She noticed her suddenly getting busy that one afternoon while she was lazying herself toying with her point-and-shoot in the small hammock. It was rather unusual for her seeing her busy like that. Whenever she visits them, which is rarely, she normally sees her lying on the rickety wooden bed just by the door of their crumbling wooden house. She doesn’t mind if she shares the bed with her two cats, both tied for her own reason, one just got birth to four kittens who would soon be disposed to different households. She sometimes hear her snore, which calms her because she knows she’s in a deep, sound sleep, undisturbed by the chaos she’s loathed all these years. She surmises that when she doesn’t make any sound, she’s just there lying, appearing peaceful, but all the worries and frustrations are filling her restless mind. A thirty-something woman’s mind is a bucket filled with those, who knows how much of them overflow from the mind of a soon-to-be centenarian?
She then heard her call her name and was obliged to get inside the house.
She did not change her house dress, a worn-out yellow sleeveless shirt and red-green floral shorts, but she saw her glimmer with these white, or silver, (not-so-authentic) jewelry pieces on her neck, ears, wrists, and fingers. After boasting about them being a gift from her youngest child, she asked her to take a photo of her in that set.
She jokingly asked her why she was not wearing her glittery blue semi-gown her sister gave her, the dress she said she would want to be buried in once the time comes, but she blamed herself for not initiating and letting the old woman have the guts to ask for the shoot.
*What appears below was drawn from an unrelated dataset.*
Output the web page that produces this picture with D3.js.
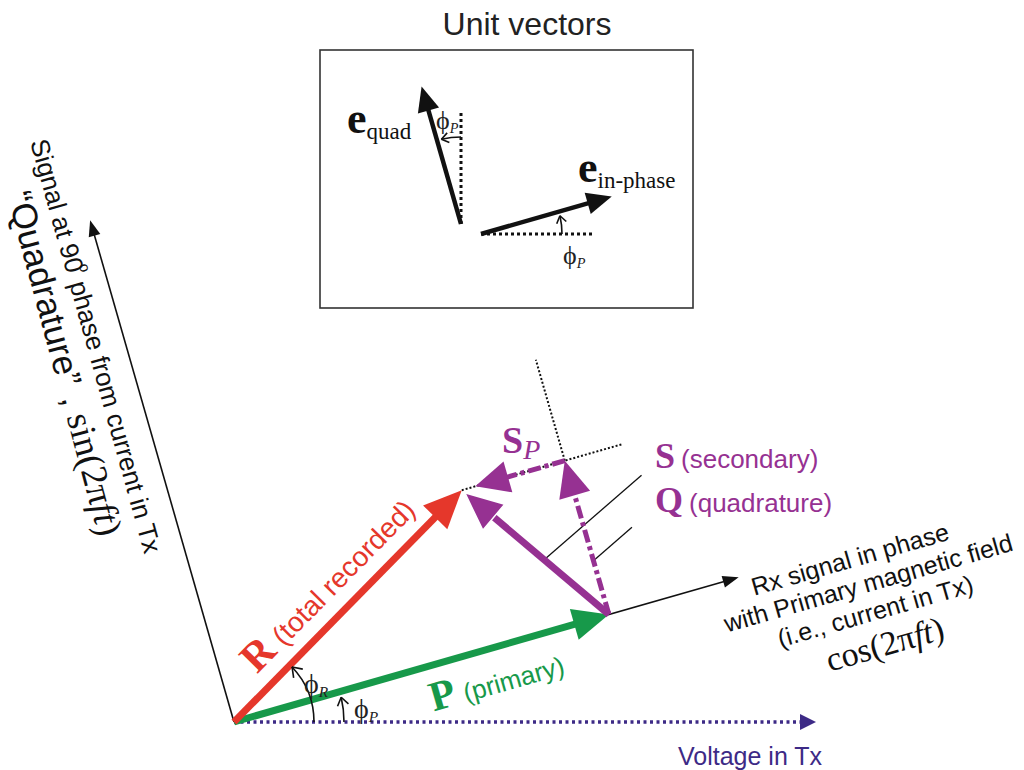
<!DOCTYPE html>
<html>
<head>
<meta charset="utf-8">
<script src="https://cdn.jsdelivr.net/npm/d3@7"></script>
<style>body{margin:0;background:#fff}</style>
</head>
<body>
<svg width="1024" height="770"></svg>
<script>
// phasor values: angles in degrees from Tx voltage, lengths in diagram units
const vectorNames = ["P", "R"];
const vectorAngles = [16, 45.5];
const vectorLengths = [390, 325];
const axisNames = ["voltage", "inPhase", "quadrature"];
const axisAngles = [0, 16, 106];
const axisLengths = [582, 525, 522];
const unitNames = ["in-phase", "quad"];
const unitAngles = [16, 106];
const unitLengths = [136, 143];

const svg = d3.select("svg");
const red = "#e5372b", green = "#17994a", purple = "#963192", navy = "#3d2a86";
const sans = "'Liberation Sans', Arial, sans-serif";
const serif = "'Liberation Serif', 'Times New Roman', serif";
const rad = Math.PI / 180;

// diagram units -> pixels, origin at the Tx reference
const x = d3.scaleLinear().domain([0, 100]).range([234, 334]);
const y = d3.scaleLinear().domain([0, 100]).range([722, 622]);
// unit vector box
const bx = d3.scaleLinear().domain([0, 100]).range([481, 581]);
const by = d3.scaleLinear().domain([0, 100]).range([234, 134]);

const pol = (len, deg) => [len * Math.cos(deg * rad), len * Math.sin(deg * rad)];
const add = (a, b, k = 1) => [a[0] + k * b[0], a[1] + k * b[1]];
const dot = (a, b) => a[0] * b[0] + a[1] * b[1];
const px = p => [x(p[0]), y(p[1])];

// filled arrow between pixel points
function arrow(g, p0, p1, o) {
  const dx = p1[0] - p0[0], dy = p1[1] - p0[1], L = Math.hypot(dx, dy);
  const ux = dx / L, uy = dy / L;
  const bxp = p1[0] - ux * o.hl, byp = p1[1] - uy * o.hl;
  g.append("line")
    .attr("x1", p0[0]).attr("y1", p0[1])
    .attr("x2", p1[0] - ux * o.hl * 0.6).attr("y2", p1[1] - uy * o.hl * 0.6)
    .attr("stroke", o.color).attr("stroke-width", o.w)
    .attr("stroke-dasharray", o.dash || null);
  g.append("polygon")
    .attr("points", [[p1[0], p1[1]], [bxp - uy * o.hw, byp + ux * o.hw], [bxp + uy * o.hw, byp - ux * o.hw]].join(" "))
    .attr("fill", o.color)
    .attr("stroke", o.outline || "none").attr("stroke-width", o.outline ? 1.5 : 0);
}

// angle arc with open arrowhead, angles measured anticlockwise
function arcArrow(g, c, r, a0, a1, size) {
  const p = d3.path();
  p.arc(c[0], c[1], r, -a0 * rad, -a1 * rad, true);
  g.append("path").attr("d", p.toString()).attr("fill", "none").attr("stroke", "#111").attr("stroke-width", 1.6);
  const e = [c[0] + r * Math.cos(a1 * rad), c[1] - r * Math.sin(a1 * rad)];
  const t = [-Math.sin(a1 * rad), -Math.cos(a1 * rad)];
  const n = [-t[1], t[0]];
  [1, -1].forEach(s => {
    g.append("line")
      .attr("x1", e[0]).attr("y1", e[1])
      .attr("x2", e[0] - t[0] * size + s * n[0] * size * 0.7)
      .attr("y2", e[1] - t[1] * size + s * n[1] * size * 0.7)
      .attr("stroke", "#111").attr("stroke-width", 1.6);
  });
}

function phiLabel(g, px0, py0, sub, size, color) {
  const t = g.append("text").attr("x", px0).attr("y", py0).attr("fill", color || "#222");
  t.append("tspan").attr("font-family", serif).attr("font-size", size).text("\u03D5");
  t.append("tspan").attr("font-family", serif).attr("font-style", "italic")
    .attr("font-size", size * 0.55).attr("dy", size * 0.15).text(sub);
}

const O = [0, 0];
const Pv = pol(vectorLengths[0], vectorAngles[0]);
const Rv = pol(vectorLengths[1], vectorAngles[1]);
const Sv = add(Rv, Pv, -1);
const eI = pol(1, axisAngles[1]), eQ = pol(1, axisAngles[2]);
const sI = dot(Sv, eI), sQ = dot(Sv, eQ);
const corner = add(Pv, eQ, sQ);

const g = svg.append("g");

// Tx voltage reference
arrow(g, px(O), px(pol(axisLengths[0], axisAngles[0])), {color: navy, w: 3.5, hl: 16, hw: 8, dash: "3,3.5"});
// receiver axes
arrow(g, px(O), px(pol(axisLengths[1], axisAngles[1])), {color: "#111", w: 1.6, hl: 16, hw: 6});
arrow(g, px(O), px(pol(axisLengths[2], axisAngles[2])), {color: "#111", w: 1.6, hl: 16, hw: 6});

// projection guides
g.append("line").attr("x1", x(corner[0])).attr("y1", y(corner[1]))
  .attr("x2", x(add(corner, eQ, 105)[0])).attr("y2", y(add(corner, eQ, 105)[1]))
  .attr("stroke", "#111").attr("stroke-width", 2).attr("stroke-dasharray", "2,2");
g.append("line").attr("x1", x(Rv[0])).attr("y1", y(Rv[1]))
  .attr("x2", x(add(corner, eI, 60)[0])).attr("y2", y(add(corner, eI, 60)[1]))
  .attr("stroke", "#111").attr("stroke-width", 2).attr("stroke-dasharray", "2,2");

// leader lines to S and Q labels
const lead = pol(1, 41);
const sA = add(Pv, Sv, 0.44), qA = add(Pv, eQ, sQ * 0.35);
[[sA, 129], [qA, 51]].forEach(([a, len]) => {
  const b = add(a, lead, len);
  g.append("line").attr("x1", x(a[0])).attr("y1", y(a[1])).attr("x2", x(b[0])).attr("y2", y(b[1]))
    .attr("stroke", "#111").attr("stroke-width", 1.3);
});

// vectors
arrow(g, px(O), px(Pv), {color: green, w: 7, hl: 36, hw: 16});
arrow(g, px(O), px(Rv), {color: red, w: 7, hl: 38, hw: 17});
arrow(g, px(corner), px(add(corner, eI, sI + 14)), {color: purple, w: 5, hl: 34, hw: 16, dash: "13,4,4,4"});
arrow(g, px(Pv), px(corner), {color: purple, w: 5, hl: 36, hw: 16, dash: "13,4,4,4"});
arrow(g, px(Pv), px(add(Rv, Sv, -0.02)), {color: purple, w: 7, hl: 38, hw: 17, outline: "#fff"});

// angle arcs
arcArrow(g, px(O), 80, 0, vectorAngles[1] - 2, 9);
arcArrow(g, px(O), 110, 0, vectorAngles[0] - 3, 8);
phiLabel(g, 304, 693, "R", 28);
phiLabel(g, 354, 718, "P", 28);

// rotated vector labels
const rl = g.append("g").attr("transform", `translate(${x(0)},${y(0)}) rotate(${-vectorAngles[1]})`);
const rt = rl.append("text").attr("x", 50).attr("y", -17).attr("fill", red);
rt.append("tspan").attr("font-family", serif).attr("font-weight", "bold").attr("font-size", 42).text("R");
rt.append("tspan").attr("font-family", sans).attr("font-size", 28).attr("dx", 8).text("(total recorded)");

const pl = g.append("g").attr("transform", `translate(${x(0)},${y(0)}) rotate(${-vectorAngles[0]})`);
const pt = pl.append("text").attr("x", 195).attr("y", 45).attr("fill", green);
pt.append("tspan").attr("font-family", serif).attr("font-weight", "bold").attr("font-size", 42).text("P");
pt.append("tspan").attr("font-family", sans).attr("font-size", 26).attr("dx", 8).text("(primary)");

// in-phase axis caption
const rxLines = ["Rx signal in phase", "with Primary magnetic field", "(i.e., current in Tx)"];
const rxPos = [[637, 22], [648, 50], [647, 79]];
const rxg = g.append("g").attr("transform", `translate(${x(0)},${y(0)}) rotate(${-axisAngles[1]})`);
rxLines.forEach((s, i) => rxg.append("text").attr("x", rxPos[i][0]).attr("y", rxPos[i][1])
  .attr("text-anchor", "middle").attr("font-family", sans).attr("font-size", 25).attr("fill", "#111").text(s));
const cosT = rxg.append("text").attr("x", 647).attr("y", 116).attr("text-anchor", "middle")
  .attr("font-family", serif).attr("font-size", 34).attr("fill", "#111");
cosT.append("tspan").text("cos(2\u03C0");
cosT.append("tspan").attr("font-style", "italic").text("ft");
cosT.append("tspan").text(")");

// quadrature axis caption
const q1 = g.append("text").attr("transform", "translate(96,346) rotate(74.5)")
  .attr("text-anchor", "middle").attr("dominant-baseline", "central")
  .attr("font-family", sans).attr("font-size", 26).attr("fill", "#111");
q1.append("tspan").text("Signal at 90");
q1.append("tspan").attr("font-size", 15).attr("dy", -11).attr("dx", -6).text("o");
q1.append("tspan").attr("dy", 11).text(" phase from current in Tx");
const q2 = g.append("text").attr("transform", "translate(7,195) rotate(75)").attr("fill", "#111");
q2.append("tspan").attr("font-family", sans).attr("font-size", 35).text("\u201CQuadrature\u201D , ");
q2.append("tspan").attr("font-family", serif).attr("font-size", 37).text("sin(2\u03C0");
q2.append("tspan").attr("font-family", serif).attr("font-size", 37).attr("font-style", "italic").text("ft");
q2.append("tspan").attr("font-family", serif).attr("font-size", 37).text(")");

// S, Q and S_P labels
[["S", "(secondary)", 468], ["Q", "(quadrature)", 512]].forEach(([b, s, yy]) => {
  const t = g.append("text").attr("x", 655).attr("y", yy).attr("fill", purple);
  t.append("tspan").attr("font-family", serif).attr("font-weight", "bold").attr("font-size", 36).text(b);
  t.append("tspan").attr("font-family", sans).attr("font-size", 26).attr("dx", 6).text(s);
});
const sp = g.append("text").attr("x", 502).attr("y", 453).attr("fill", purple);
sp.append("tspan").attr("font-family", serif).attr("font-weight", "bold").attr("font-size", 38).text("S");
sp.append("tspan").attr("font-family", serif).attr("font-style", "italic").attr("font-size", 28).attr("dy", 6).text("P");

g.append("text").attr("x", 678).attr("y", 765).attr("font-family", sans).attr("font-size", 25)
  .attr("fill", navy).text("Voltage in Tx");

// unit vectors inset
svg.append("text").attr("x", 527).attr("y", 35).attr("text-anchor", "middle")
  .attr("font-family", sans).attr("font-size", 32).attr("fill", "#222").text("Unit vectors");
svg.append("rect").attr("x", 320).attr("y", 50).attr("width", 373).attr("height", 258)
  .attr("fill", "none").attr("stroke", "#333").attr("stroke-width", 1.6);

const ub = svg.append("g");
const uOrig = [[0, 0], [-20, 10]];
const uRef = [0, 90];
unitNames.forEach((n, i) => {
  const o = uOrig[i];
  const ref = add(o, pol(1, uRef[i]), 111);
  ub.append("line").attr("x1", bx(o[0])).attr("y1", by(o[1])).attr("x2", bx(ref[0])).attr("y2", by(ref[1]))
    .attr("stroke", "#111").attr("stroke-width", 3).attr("stroke-dasharray", "3,3");
  const t = add(o, pol(unitLengths[i], unitAngles[i]));
  arrow(ub, [bx(o[0]), by(o[1])], [bx(t[0]), by(t[1])], {color: "#111", w: 4.5, hl: 25, hw: 11});
  arcArrow(ub, [bx(o[0]), by(o[1])], i === 0 ? 81 : 87, uRef[i], uRef[i] + 13, 7);
});
phiLabel(ub, 563, 264, "P", 26);
phiLabel(ub, 436, 129, "P", 26);

[["quad", 347, 133, 139], ["in-phase", 578, 182, 188]].forEach(([s, xx, yy, ys]) => {
  const t = ub.append("text").attr("x", xx).attr("y", yy).attr("fill", "#111").attr("font-family", serif);
  t.append("tspan").attr("font-weight", "bold").attr("font-size", 44).text("e");
  t.append("tspan").attr("font-size", 23).attr("dy", ys - yy).text(s);
});
</script>
</body>
</html>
But she has lots of it, guts. She is never shy. She sings in front of many people if she desires. She dances in front of many people even if she’s half-naked at times. She is never the one who holds her thoughts back from anyone even if she’s not right. Her children and grandchildren cringe when she fights with others and even if she does it for them. She also fights her offspring and grandkids themselves (who are all scared of her at one point in their lives) if she feels they are disobeying or disrespecting her in any way.
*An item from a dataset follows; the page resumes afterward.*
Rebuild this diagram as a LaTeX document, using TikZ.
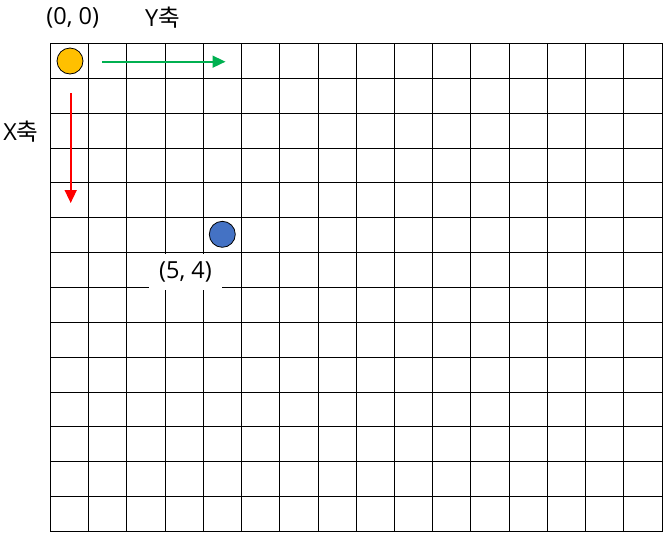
\documentclass[tikz,border=0pt]{standalone}
\usepackage{fontspec}
\setmainfont{Open Sans}
\newfontfamily\kofont{Noto Sans CJK KR}
\usepackage{tikz}
\usetikzlibrary{arrows.meta,positioning}
\definecolor{cellorange}{RGB}{255,192,0}
\definecolor{cellblue}{RGB}{68,114,196}
\definecolor{axisgreen}{RGB}{0,176,80}
\definecolor{axisred}{RGB}{255,0,0}

\begin{document}
\begin{tikzpicture}[
  x=1pt, y=-1pt,
  font=\fontsize{23.5}{26}\selectfont,
  gridline/.style={line width=1.1pt, line cap=rect, black},
  cell/.style={circle, draw=black, line width=0.8pt, minimum size=26pt, inner sep=0pt},
  axisarr/.style={-{Triangle[length=13pt, width=12pt]}, line width=1.6pt},
  lbl/.style={inner sep=0pt, anchor=center}
]
\useasboundingbox (0,0) rectangle (669,539);

% grid 16 x 14
\foreach \c in {0,...,16}
  \draw[gridline] ({round(50+38.22*\c)+0.5},43.5) -- ({round(50+38.22*\c)+0.5},531.5);
\foreach \r in {0,...,14}
  \draw[gridline] (50.5,{round(43+34.86*\r)+0.5}) -- (661.5,{round(43+34.86*\r)+0.5});

\node[cell, fill=cellorange] (origin) at (70,61) {};
\node[cell, fill=cellblue] (target) at (222.3,234.3) {};

\coordinate (ystart) at (102,61.7);
\coordinate (yend) at (225.5,61.7);
\coordinate (xstart) at (70.7,93);
\coordinate (xend) at (70.7,203);
\draw[axisarr, axisgreen] (ystart) -- (yend);
\draw[axisarr, axisred] (xstart) -- (xend);

\node[lbl] (originlbl) at (72.8,18) {(0, 0)};
\node[lbl] (yaxis) at (162.5,18) {Y{\kofont 축}};
\node[lbl] (xaxis) at (21,131.5) {X{\kofont 축}};
\node[lbl, fill=white, minimum width=73pt, minimum height=36pt] (targetlbl) at (185.5,272) {(5, 4)};
\end{tikzpicture}
\end{document}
But who could question the old lady’s character? When one was raised by a strict mother, was educated only up to the second grade being told that like carabaos, one could survive without further education, married at puberty during the time of war, buried a supposed-to-be only son after days of giving birth to him, buried one husband after another, worked on her own to feed six daughters, one of which she also buried after years of being in an abusive marriage, and has battled almost one hundred years of the daily ins-and-outs of life coping, or failing to cope, with the weathers of times, who wouldn’t be that tough?
And now she wonders, tough as she believes herself to be, will she ever reach her time? Being educated as far as she had dreamed of and being able to cope with the changing times, will she be able to survive sixty more years of the ups and downs of the world’s turmoil-driven setting? Will she ever have that chance of having one love that would give her a family she could work her butt off for? Or will she be there, too, on a rickety bamboo bed, trying to sleep her troubles away? Or will she be in a corner of some confinement together with others like her, or with no one somewhere under the sun begging for anything that would keep her sane? But does she really want that? To reach her time?
Despite her age and being the oldest among her siblings, despite being almost blind, despite the regrets and the failed dreams, one can still see “life” in her. She doesn’t have any conditions that would force her to be bed-ridden. She can still walk around every morning and every late afternoon sometimes accompanying her ailing younger sister. She can still notice the little things annoying to her and nag or rant about such. She can still wish that one of her offspring would put her in a big house and make her be called “rich.” (Years ago, she exchanged her roadside lot, now costing a million, with 300 pesos and a radio, which was a symbol of status during that time.) She still wishes that one day, she and all her offspring would be in one place and live together again. Most of all, she can still seek simple joys from simple things like being photographed by her, presumably, favorite grandchild.
She counted 1-2-3, uttered “smile,” then clicked it.
Who said she could trick her with the count and impose a smile on her? She managed, though, to take another shot.
And there it was, the kind of smile she got from her.
She is certain that she will be happy when she sees these herself in printed copies.